Помогало Лорису Чкнаворяну и армянское правительство. Во всяком случае он получил «служебную квартиру» в дипломатической гостинице «Раздан», куда поселили и главного дирижера Оперы Огана Дуряна. Позже Лорис с молодой женой, родившей ему дочку, устроился в квартире при Большом зале Филармонии имени Арама Хачатуряна, куда пройти можно было через закулисную гостиную, где обычно отдыхали в антракте дирижеры и солисты и где я часто общался с ними и с другими музыкантами, а журналист-музыковед Варужан Плузян регулярно брал у меня интервью для армянского радио, настойчиво превращая меня в музыкального комментатора поневоле. Впрочем, он был очень вежливый и приятный человек и отказать ему я никак не мог, так что приходилось изрекать что-то по поводу событий в музыкальной жизни.

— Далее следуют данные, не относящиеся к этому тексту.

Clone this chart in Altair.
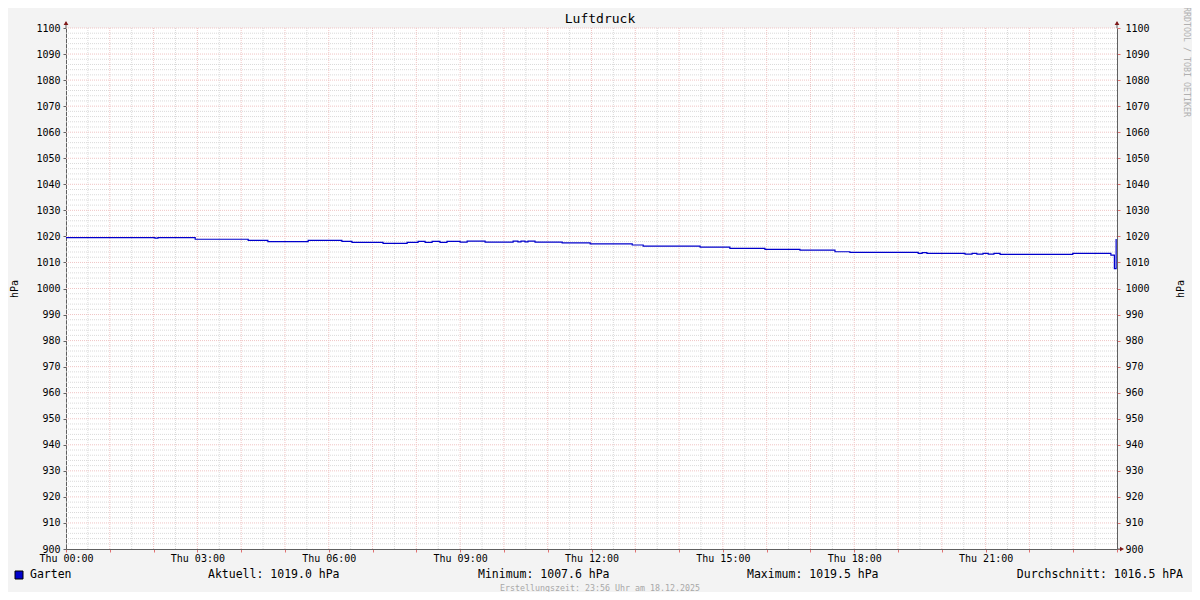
import altair as alt
import pandas as pd

# ---- data ----
hours = [0, 2.03, 2.10, 2.95, 4.16, 4.61, 5.53, 6.30, 6.53, 7.24, 7.79, 8.04, 8.20,
         8.36, 8.54, 8.70, 9.00, 9.16, 9.57, 10.21, 10.32, 10.39, 10.48, 10.55, 10.71,
         11.33, 11.97, 12.93, 13.18, 14.48, 15.16, 15.96, 16.76, 17.56, 17.90, 19.46,
         19.55, 19.66, 20.53, 20.69, 20.80, 20.94, 21.06, 21.19, 21.33, 22.99, 23.86,
         23.94, 23.98]
pressure = [1019.5, 1019.3, 1019.5, 1018.9, 1018.5, 1018.0, 1018.5, 1018.1, 1017.7,
            1017.3, 1017.7, 1018.1, 1017.7, 1018.1, 1017.7, 1018.1, 1017.8, 1018.2,
            1017.8, 1018.2, 1017.9, 1018.2, 1017.9, 1018.2, 1017.8, 1017.5, 1017.1,
            1016.7, 1016.3, 1015.9, 1015.4, 1015.0, 1014.7, 1014.1, 1013.9, 1013.5,
            1013.8, 1013.5, 1013.2, 1013.5, 1013.2, 1013.5, 1013.2, 1013.5, 1013.1,
            1013.5, 1012.8, 1007.6, 1019.0]
y_ticks = list(range(900, 1101, 10))
y_minor = [v for v in range(900, 1101, 2) if v % 10]
x_major = list(range(1, 24))
x_minor = [i + 0.5 for i in range(24)]
x_ticks = list(range(0, 25))

title_text = "Luftdruck"
series_name = "Garten"
stat_aktuell = "Aktuell: 1019.0 hPa"
stat_min = "Minimum: 1007.6 hPa"
stat_max = "Maximum: 1019.5 hPa"
stat_avg = "Durchschnitt: 1016.5 hPA"
footer = "Erstellungszeit: 23:56 Uhr am 18.12.2025"
watermark = "RRDTOOL / TOBI OETIKER"
unit = "hPa"

# ---- layout ----
W, H = 1051, 521
FONT = "DejaVu Sans Mono"
LINE_COLOR = "#0000CC"
AXIS_COLOR = "#606060"
ARROW_COLOR = "#801818"
MAJOR_GRID = "#F0C4C4"
MINOR_GRID = "#DADADA"

xs = alt.Scale(domain=[0, 24], nice=False, zero=False)
ys = alt.Scale(domain=[900, 1100], nice=False, zero=False)

line_df = pd.DataFrame({"h": hours, "p": pressure})
one = pd.DataFrame({"a": [0]})

minor_h = alt.Chart(pd.DataFrame({"p": y_minor})).mark_rule(
    color=MINOR_GRID, strokeDash=[1, 1], strokeWidth=1
).encode(y=alt.Y("p:Q", scale=ys, axis=None))
major_h = alt.Chart(pd.DataFrame({"p": y_ticks[1:]})).mark_rule(
    color=MAJOR_GRID, strokeDash=[1, 1], strokeWidth=1
).encode(y=alt.Y("p:Q", scale=ys, axis=None))
minor_v = alt.Chart(pd.DataFrame({"h": x_minor})).mark_rule(
    color=MINOR_GRID, strokeDash=[1, 1], strokeWidth=1
).encode(x=alt.X("h:Q", scale=xs, axis=None))
major_v = alt.Chart(pd.DataFrame({"h": x_major})).mark_rule(
    color=MAJOR_GRID, strokeDash=[1, 1], strokeWidth=1
).encode(x=alt.X("h:Q", scale=xs, axis=None))

x_label_expr = ("datum.value % 3 == 0 && datum.value < 24 ? 'Thu ' + "
                "(datum.value < 10 ? '0' : '') + datum.value + ':00' : ''")

line = alt.Chart(line_df).mark_line(
    interpolate="step-after", color=LINE_COLOR, strokeWidth=1.2
).encode(
    x=alt.X("h:Q", scale=xs, axis=alt.Axis(
        values=x_ticks, labelExpr=x_label_expr, grid=False, title=None,
        domainColor=AXIS_COLOR, tickColor="#E07070", tickSize=3,
        labelPadding=1, labelFont=FONT, labelFontSize=10, labelColor="black",
        labelFlush=False, labelOverlap=False)),
    y=alt.Y("p:Q", scale=ys, axis=alt.Axis(
        values=y_ticks, format="d", grid=False, title=unit, orient="left",
        domainColor=AXIS_COLOR, tickColor=AXIS_COLOR, tickSize=3,
        labelPadding=3, labelFont=FONT, labelFontSize=10, labelColor="black",
        labelFlush=False, labelOverlap=False,
        titleFont=FONT, titleFontSize=10, titleFontWeight="normal",
        titleColor="black", titleAngle=-90, titleX=-52, titleY=H / 2,
        titleAlign="center", titleBaseline="middle")),
)

right_axis = alt.Chart(line_df).mark_point(opacity=0).encode(
    y=alt.Y("p:Q", scale=ys, axis=alt.Axis(
        values=y_ticks, format="d", grid=False, title=unit, orient="right",
        domainColor=AXIS_COLOR, tickColor="#E07070", tickSize=3,
        labelPadding=5, labelFont=FONT, labelFontSize=10, labelColor="black",
        labelFlush=False, labelOverlap=False,
        titleFont=FONT, titleFontSize=10, titleFontWeight="normal",
        titleColor="black", titleAngle=-90, titleX=63, titleY=H / 2,
        titleAlign="center", titleBaseline="middle")),
)

# axis extensions and arrows
ext_left = alt.Chart(one).mark_rule(color=AXIS_COLOR).encode(
    x=alt.value(0), y=alt.value(-6), y2=alt.value(0))
ext_right = alt.Chart(one).mark_rule(color=AXIS_COLOR).encode(
    x=alt.value(W), y=alt.value(-6), y2=alt.value(0))
ext_bottom = alt.Chart(one).mark_rule(color=AXIS_COLOR).encode(
    x=alt.value(W), x2=alt.value(W + 4), y=alt.value(H))
arrow_left = alt.Chart(one).mark_point(
    shape="triangle-up", filled=True, color=ARROW_COLOR, size=22, opacity=1
).encode(x=alt.value(0), y=alt.value(-5))
arrow_right = alt.Chart(one).mark_point(
    shape="triangle-up", filled=True, color=ARROW_COLOR, size=22, opacity=1
).encode(x=alt.value(W), y=alt.value(-5))
arrow_bottom = alt.Chart(one).mark_point(
    shape="triangle-right", filled=True, color=ARROW_COLOR, size=22, opacity=1
).encode(x=alt.value(W + 5), y=alt.value(H))

# legend row
legend_box = alt.Chart(one).mark_rect(
    color=LINE_COLOR, stroke="black", strokeWidth=1
).encode(x=alt.value(-51), x2=alt.value(-43), y=alt.value(543), y2=alt.value(551))


def label(text, x, y, size=11.5, color="black", align="left", angle=0):
    return alt.Chart(one).mark_text(
        font=FONT, fontSize=size, color=color, align=align,
        baseline="middle", angle=angle
    ).encode(x=alt.value(x), y=alt.value(y), text=alt.value(text))


texts = [
    label(title_text, 534, -9, size=13, align="center"),
    label(series_name, -36, 547),
    label(stat_aktuell, 142, 547),
    label(stat_min, 412, 547),
    label(stat_max, 681, 547),
    label(stat_avg, 1117, 547, align="right"),
    label(footer, 534, 561, size=8.3, color="#A8A8A8", align="center"),
    label(watermark, 1120, 34, size=8.3, color="#B0B0B0", align="center", angle=90),
]

chart = alt.layer(
    minor_h, minor_v, major_h, major_v, line, right_axis,
    ext_left, ext_right, ext_bottom, arrow_left, arrow_right, arrow_bottom,
    legend_box, *texts
).resolve_axis(
    x="independent", y="independent"
).properties(
    width=W, height=H,
    padding={"left": 58, "top": 20, "right": 75, "bottom": 43},
    autosize=alt.AutoSizeParams(type="none"),
).configure(
    background="#F3F3F3"
).configure_view(
    fill="white", strokeWidth=0
)

chart.save("out.html", embed_options={"renderer": "svg", "actions": False})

Еженедельные воскресные концерты в светлом и теплом, очень нарядном зале Филармонии стали лучом надежды в холодные и темные дни блокадных зим. Стоимость билетов оставалась на доступном любому меломану уровне, и в Филармонии всегда был аншлаг. Принарядившиеся по такому случаю люди, взрослые и дети, много детей, восторженными аплодисментами встречали каждый выход Лориса. Он обращался к публике с непременной патриотической речью, выводя из привычного уже оцепенения отчаявшихся интеллигентов, а потом поднимал их с кресел прекрасной мелодией на слова великой христианской молитвы «Отче наш», начертанные буквами Месропа Маштоца на одной из панелей, обрамляющих сцену. А завершалась эта увертюра национальным гимном в мажоре, после чего все усаживались на своих местах и благодарно слушали отличный оркестр под управлением чаще всего самого Лориса, а иногда он уступал место за пюпитром молодым дирижерам – Геворгу Мурадяну или прилетавшему из США Джорджу Пехливаняну, или японцу Хисайоши Инойе, которого я прозвал танцующим дирижером: он управлял оркестром, сопровождая движения дирижерской палочки удивительно гармоничным пританцовыванием. В концертах участвовали и такие замечательные солисты, как скрипач Эдик Татевосян, руководитель квартета имени Комитаса, о котором я уже упоминал, или молодая пианистка Джульетта Галстян, которая чуть позже предпочтет все же карьеру оперной певицы, и многие другие скрипачи, виолончелисты, пианисты, певцы и певицы, слетавшиеся на огонек в ереванскую Филармонию по зову Лориса Чкнаворяна из России, США, Германии, Японии, и совсем не обязательно одни только армяне, хотя из армянских музыкантов, разбросанных по всему миру, можно без особого труда собрать не один симфонический коллектив экстракласса с такими же супер-солистами.

В 1993 году в Ереване прошли два крупных музыкальных фестиваля. Один был посвящен Араму Хачатуряну по случаю его 90-летия. Было несколько концертов Филармонического оркестра под управлением Джорджа Пехливаняна. Выступал и Ереванский симфонический оркестр. И камерные коллективы. Дело было летом, поэтому музыка звучала и под открытым небом.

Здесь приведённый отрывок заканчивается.